For in-person interactions, whenever someone asks me what I do, I always just
say I work for a tiny company that does XYZ. If they pursue and ask what I do
for the company, I say I bounce around doing a bunch of things (which founders
do).

------
utunga
A writer is someone who writes, if not for a living, at least every day. It
doesn't matter if they are published yet. Similarly an entrepreneur is someone
who is actively building a business.. it doesn't matter if they are successful
yet.

You can, of course, put whatever the heck you like on your own home page. But
if it makes you twitch then maybe stick with web architect for now, and get
out there and start building your business. Once you feel you are building a
real business you'll be happy to use the word entrepreneur. I suggest you use
this as a motivation to get out there and do what you want to do. Let the
phrasing on the portfolio/profile site look after itself.

In my mind building a business means more than just having a tax vehicle
around your own personal consultation services. A consultation services
business probably has other employees. Once you are building a business that
is designed to actually create and sell something (whether it be service or
product) then be proud to use the word entrepreneur. Till then, stick it up on
the fridge as a goal !

\--- signed, someone who alternates between writing 'Entrepreneur' and
'Programmer' on the immigration forms each time I travel, depending on whether
I'm currently actively building a startup or just living off my consultation
services.

------
btian
Just describe what you do. Web designer / front-end programmer etc.

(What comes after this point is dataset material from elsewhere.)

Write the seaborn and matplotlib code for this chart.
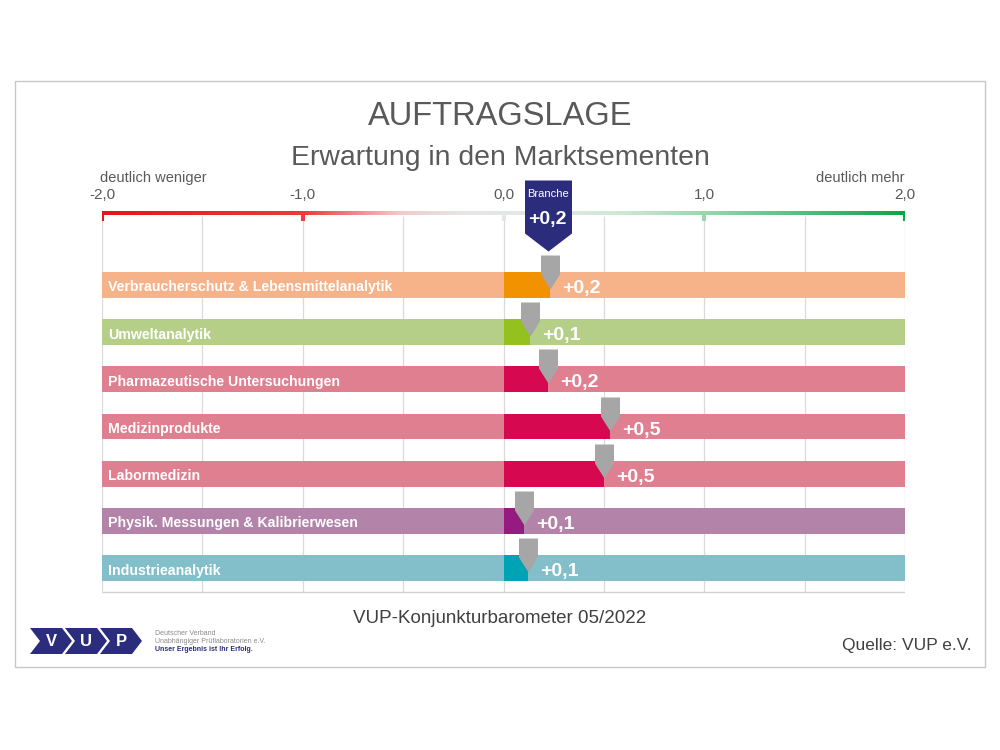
"""Auftragslage - Erwartung in den Marktsegmenten (VUP-Konjunkturbarometer)"""

import numpy as np
import pandas as pd
import matplotlib
matplotlib.use("Agg")
import matplotlib.pyplot as plt
from matplotlib.path import Path
from matplotlib.patches import Rectangle, Polygon
from matplotlib.colors import LinearSegmentedColormap
import seaborn as sns

# Data
segments = ["Verbraucherschutz & Lebensmittelanalytik", "Umweltanalytik",
            "Pharmazeutische Untersuchungen", "Medizinprodukte", "Labormedizin",
            "Physik. Messungen & Kalibrierwesen", "Industrieanalytik"]
values = [0.23, 0.13, 0.22, 0.53, 0.50, 0.10, 0.12]
branche = 0.22
bar_colors = ["#F39200", "#95C11F", "#D50850", "#D50850", "#D50850", "#951B81", "#00A3B4"]
track_colors = ["#F6B38A", "#B5CF88", "#E07F8F", "#E07F8F", "#E07F8F", "#B383AA", "#82BFCB"]
tick_values = [-2, -1, 0, 1, 2]
tick_labels = ["-2,0", "-1,0", "0,0", "1,0", "2,0"]


def fmt(v):
    return f"{v:+.1f}".replace(".", ",")


sns.set_theme(style="white")
plt.rcParams['font.family'] = ['Liberation Sans', 'DejaVu Sans']

fig = plt.figure(figsize=(10, 7.5), dpi=100)
fig.patch.set_facecolor("white")
ax = fig.add_axes([0.102, 0, 0.803, 1])

ROW0, ROWPX = 285, 47.17


def row(py):
    # pixel (from top) -> row units
    return (py - ROW0) / ROWPX


def fx(px):
    return px / 1000


def fy(py):
    return 1 - py / 750


n = len(segments)
rows = np.arange(n)

# background tracks + value bars
ax.barh(rows, 4, left=-2, height=0.55, color=track_colors, lw=0, zorder=1)
df = pd.DataFrame({"segment": segments, "value": values})
sns.barplot(data=df, x="value", y="segment", hue="segment",
            palette=dict(zip(segments, bar_colors)), orient="h", width=0.55,
            saturation=1, errorbar=None, legend=False, linewidth=0, zorder=2, ax=ax)

# grid
ax.vlines(np.arange(-2, 2.01, 0.5), row(216), row(592), color="#DADADA", lw=0.9, zorder=0)
ax.hlines(row(592), -2, 2, color="#D0D0D0", lw=1, zorder=0)

# colour scale on top
cmap = LinearSegmentedColormap.from_list("scale", [
    (0.0, "#E8141C"), (0.25, "#EE3A40"), (0.37, "#F3CACB"), (0.45, "#E6E6E6"),
    (0.55, "#E3E8E4"), (0.65, "#CDE8D5"), (0.75, "#9DD6AF"), (1.0, "#0DA548")])
ax.imshow(np.linspace(0, 1, 400)[None, :], cmap=cmap, extent=[-2, 2, row(215), row(211.5)],
          aspect="auto", interpolation="bilinear", zorder=1)
ax.vlines(tick_values, row(211), row(221), colors=[cmap((t + 2) / 4) for t in tick_values],
          lw=2.9, zorder=2)
for t, lbl in zip(tick_values, tick_labels):
    ax.text(t, row(199), lbl, ha="center", va="baseline", fontsize=11, color="#595959")
ax.text(-2.01, row(182), "deutlich weniger", ha="left", va="baseline", fontsize=10.5, color="#595959")
ax.text(2.0, row(182), "deutlich mehr", ha="right", va="baseline", fontsize=10.5, color="#595959")

# segment names
for i, name in enumerate(segments):
    ax.text(-2 + 0.03, i + 6.5 / ROWPX, name, ha="left", va="baseline", fontsize=10.2,
            fontweight="bold", color="white", zorder=5)

# grey pointers on bar ends
pointer = Path([(0, 0), (-9.5, 15), (-9.5, 34), (9.5, 34), (9.5, 15), (0, 0)],
               [Path.MOVETO] + [Path.LINETO] * 4 + [Path.CLOSEPOLY])
ax.plot(values, rows + 4 / ROWPX, ls="none", marker=pointer, ms=34 * 0.72 * 2,
        color="#A6A6A6", mec="none", zorder=4)
for i, v in enumerate(values):
    ax.annotate(fmt(v), (v, i + 8 / ROWPX), xytext=(9, 0), textcoords="offset points",
                ha="left", va="baseline", fontsize=14, fontweight="bold", color="white", zorder=5)

# Branche pointer
bpath = Path([(0, 0), (-23.5, 18), (-23.5, 71), (23.5, 71), (23.5, 18), (0, 0)],
             [Path.MOVETO] + [Path.LINETO] * 4 + [Path.CLOSEPOLY])
ax.plot([branche], [row(251)], ls="none", marker=bpath, ms=71 * 0.72 * 2,
        color="#2B2D7C", mec="none", zorder=6)
ax.text(branche, row(197), "Branche", ha="center", va="baseline", fontsize=8, color="white", zorder=7)
ax.text(branche, row(224), fmt(branche), ha="center", va="baseline", fontsize=14,
        fontweight="bold", color="white", zorder=7)

ax.set_xlim(-2, 2)
ax.set_ylim(row(750), row(0))
ax.axis("off")

# frame and titles
fig.add_artist(Rectangle((fx(15), fy(667)), 970 / 1000, 586 / 750, transform=fig.transFigure,
                         fill=False, ec="#C8C8C8", lw=1))
fig.text(0.5, fy(125), "AUFTRAGSLAGE", ha="center", va="baseline", fontsize=23.5, color="#595959")
fig.text(0.5, fy(165), "Erwartung in den Marktsementen", ha="center", va="baseline",
         fontsize=20.4, color="#595959")
fig.text(0.5, fy(623), "VUP-Konjunkturbarometer 05/2022", ha="center", va="baseline",
         fontsize=13.5, color="#404040")
fig.text(fx(972), fy(650), "Quelle: VUP e.V.", ha="right", va="baseline", fontsize=12.5, color="#404040")

# logo
navy = "#2B2D7C"
w, d = 32, 10
for x0, letter in zip([30, 65, 100], ["V", "U", "P"]):
    pts = [(x0, 628), (x0 + w, 628), (x0 + w + d, 641), (x0 + w, 654), (x0, 654), (x0 + d, 641)]
    fig.add_artist(Polygon([(fx(x), fy(y)) for x, y in pts], closed=True, transform=fig.transFigure,
                           fc=navy, ec="none"))
    fig.text(fx(x0 + 21), fy(641), letter, ha="center", va="center", fontsize=12,
             fontweight="bold", color="white")
fig.text(fx(155), fy(635), "Deutscher Verband", fontsize=5, color="#8A8A8A", va="baseline")
fig.text(fx(155), fy(643), "Unabhängiger Prüflaboratorien e.V.", fontsize=5, color="#8A8A8A", va="baseline")
fig.text(fx(155), fy(651), "Unser Ergebnis ist Ihr Erfolg.", fontsize=5, color=navy,
         fontweight="bold", va="baseline")

fig.savefig("out.png", dpi=100)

Please don't call yourself web architect unless you're involved in W3C
standards...

------
mtrimpe
If it's for a portfolio then you're probably going to work for people.

What are you going to be doing for them? How are you going to add value to
their business?

If they wanted that value and were actively looking; what job titles would
they put into Google?

That's what you want to describe yourself as on a portfolio site.

------
ASquare
Maybe this talk will also help you figure out what to call yourself - aka
Start With Why:
[http://www.youtube.com/watch?v=sioZd3AxmnE](http://www.youtube.com/watch?v=sioZd3AxmnE)